The price of oil has fluctuated between $5.6 and $71.44 per barrel of Brent Crude in 2020. In recent weeks, the oil price has increased
precipitously and, as of October 14, 2021, it was at $83.84 per barrel of Brent Crude.
We estimate that for each U.S. dollar per
barrel rise or fall in the oil price, other factors remaining equal, cost of sales and total cash costs per ounce of all our operations change by approximately $2 million and $0.60 per ounce, respectively. The cost of sales and total cash costs
per ounce of certain of our mines, particularly Siguiri, Geita, Tropicana and Iduapriem are most sensitive to changes in the price of oil. Even when fuel prices are in decline, expected savings may be partly offset by increases in governments
fixed fuel levies or the introduction of new levies.

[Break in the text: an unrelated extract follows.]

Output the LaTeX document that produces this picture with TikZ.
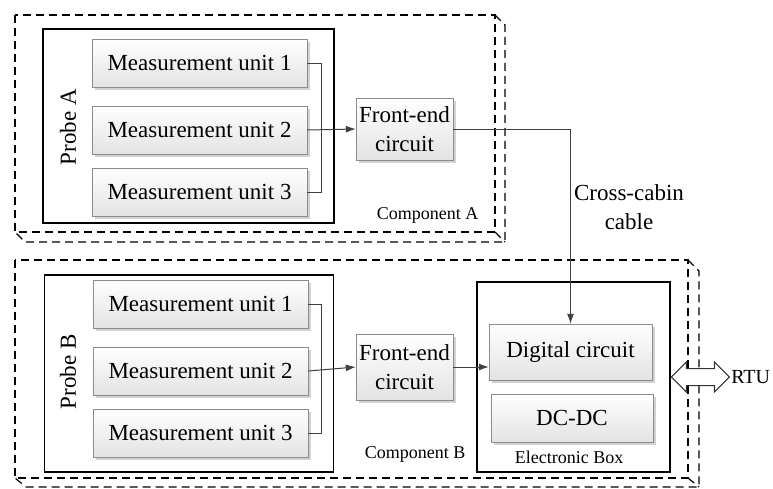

Furthermore, the price of steel has also been volatile. Steel is used in the
manufacture of most forms of fixed and mobile mining equipment, which is a relatively large contributor to the operating costs and capital expenditure of a mine. On October 14, 2021, the price of flat hot rolled coil (North American Domestic
FOB) was $1,895.00 per tonne.
Fluctuations in oil and steel prices have a significant impact on operating costs and capital expenditure
estimates and, in the absence of other economic fluctuations, could result in significant changes in the total expenditure estimates for new mining projects or render certain projects non-viable, which could
have a material adverse impact on our results of operations and financial condition.